La politique comme art d’habiter le monde
Les prochaines élections européennes risquent d’être décisives pour l’aventure commune initiée par le traité de Rome de 1957. Dans sa livraison de mai 2019, la revue Philosophie Magazine fait dialoguer deux philosophes têtes de liste pour ces élections. Il s’agit de François-Xavier Bellamy, professeur de philosophie en classes préparatoires pour le parti français Les Républicains et de Laurent de Sutter, professeur de droit à l’Université libre de Bruxelles tête de la liste paneuropéenne de gauche « Printemps européen » (1).
L’Europe ne peut plus aujourd’hui se dispenser d’un débat de fond sur son identité qui ne saurait se limiter à une supposée conséquence heureuse de la mise en place d’un grand marché. A partir du constat partagé « d’une crise provoquée par le mouvement universel qui a saisi notre monde, alimenté en particulier par une économie de la consommation », nos deux interlocuteurs proposent deux réponses radicalement différentes.
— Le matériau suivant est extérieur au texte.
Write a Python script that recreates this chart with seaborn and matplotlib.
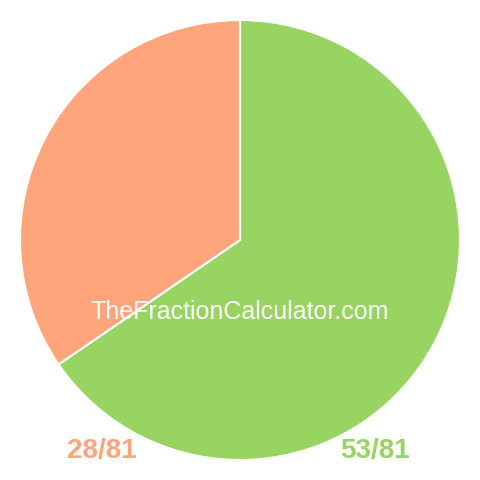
import matplotlib
matplotlib.use("Agg")
import matplotlib.pyplot as plt
import seaborn as sns

labels = ["53/81", "28/81"]
values = [53, 28]
colors = ["#98d462", "#ffa57c"]
watermark = "TheFractionCalculator.com"

sns.set_theme(style="white")
plt.rcParams['font.family'] = ['Liberation Sans', 'DejaVu Sans']

fig = plt.figure(figsize=(4.8, 4.8), dpi=100)
ax = fig.add_axes([0, 0, 1, 1])

# radius 1 = 220 px, figure is 480 px wide
ax.pie(values, colors=sns.color_palette(colors), startangle=90, counterclock=False,
       radius=1, center=(0, 0),
       wedgeprops=dict(edgecolor="white", linewidth=1.5))

lim = 240 / 220
ax.set_xlim(-lim, lim)
ax.set_ylim(-lim, lim)
ax.set_aspect("equal")
ax.axis("off")


def px(x, y):
    return (x - 240) / 220, (240 - y) / 220


ax.text(*px(240, 312), watermark, color="white", fontsize=18,
        ha="center", va="center")
ax.text(*px(102, 451), labels[1], color=colors[1], fontsize=20,
        fontweight="bold", ha="center", va="center")
ax.text(*px(375, 451), labels[0], color=colors[0], fontsize=20,
        fontweight="bold", ha="center", va="center")

fig.savefig("out.png", dpi=100)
Pour François-Xavier Bellamy il s’agit de refuser « l’injonction au mouvement perpétuel, du dynamisme érigé en valeur autonome. Nous devons retrouver le sens d’une politique qui se donne pour mission de transmettre ce qui, dans ce monde, mérite d’être préservé, par exemple dans le domaine de l’environnement (…) On nous demande d’être « en marche » sans nous dire quelle direction suivre ! C’est ce qui provoque cette crise du sens et cette difficulté à penser notre place dans l’histoire ». A l’opposé, Laurent de Sutter pense que « puisque tout est impermanence, la question est d’apprendre à vivre avec elle. Rien ne reste, rien n’est jamais resté. C’est la leçon de la pensée chinoise, alors que la pensée occidentale s’est construite sur l’idée qu’il y a des choses qui demeurent. N’est-il pas temps de devenir un peu chinois ? Un monde n’est pas quelque chose qui nous est donné. C’est quelque chose que l’on construit (...) C’est ce que fait la Chine avec son projet de nouvelle route de la soie, qui établit une relation ambitieuse de reconstruction du monde ». Et lorsque Laurent de Sutter affirme : « Si quelqu’un me dit, en parlant des migrants : « je ne suis plus chez moi », je n’ai pas tellement envie d’être chez lui ! », François-Xavier Bellamy rétorque : « Pour pouvoir accueillir des migrants il faut bien avoir quatre murs entre lesquels accueillir ! ».
La politique est un art noble, celui de faire habiter ensemble les êtres humains. A mes yeux cette habitation de l’homme se décline de trois manières. C’est d’abord la prise de conscience d’être habité. Rien de sérieux ne se construit sans les valeurs et les passions qui habitent les hommes. C’est ensuite la nécessité d’habiter, c’est-à-dire de construire des lieux où puisse s’opérer une médiation entre l’intime et la société. Il faut travailler sur nos « habitations », nos bâtiments, nos institutions, le rythme de nos temps collectifs, nos collectivités locales, nos espaces citoyens européens et mondiaux. C’est enfin la pratique de l’hospitalité. Habiter n’est pas s’enfermer derrière des murs ou des idées, pensant ainsi se protéger de la misère du monde ou tout simplement de l’autre, différent. Habiter, c’est être suffisamment chez soi pour pouvoir accueillir et partager. Comment faire que nos espaces « d’habitation », qu’ils soient idéologiques, politiques, spirituels, économiques, deviennent des lieux d’hospitalité, d’échange et d’enrichissement mutuels ?
C’est peut-être le grand poète européen Rainer Maria Rilke qui définit avec le plus de justesse ce cheminement lorsqu’il écrit : « Nous naissons, pour ainsi dire, provisoirement, quelque part ; c’est peu à peu que nous composons, en nous, le lieu de notre origine, pour y naître après coup et chaque jour plus définitivement » (2).
Bernard Ginisty
- Philosophie Magazine : A la recherche de l’esprit européen, n°129, mai 2019, p. 8-14.
- Rainer Maria RILKE (1875-1926), Lettres milanaises 1921-1926, Paris, éd. Plon, 1956, p. 27-28.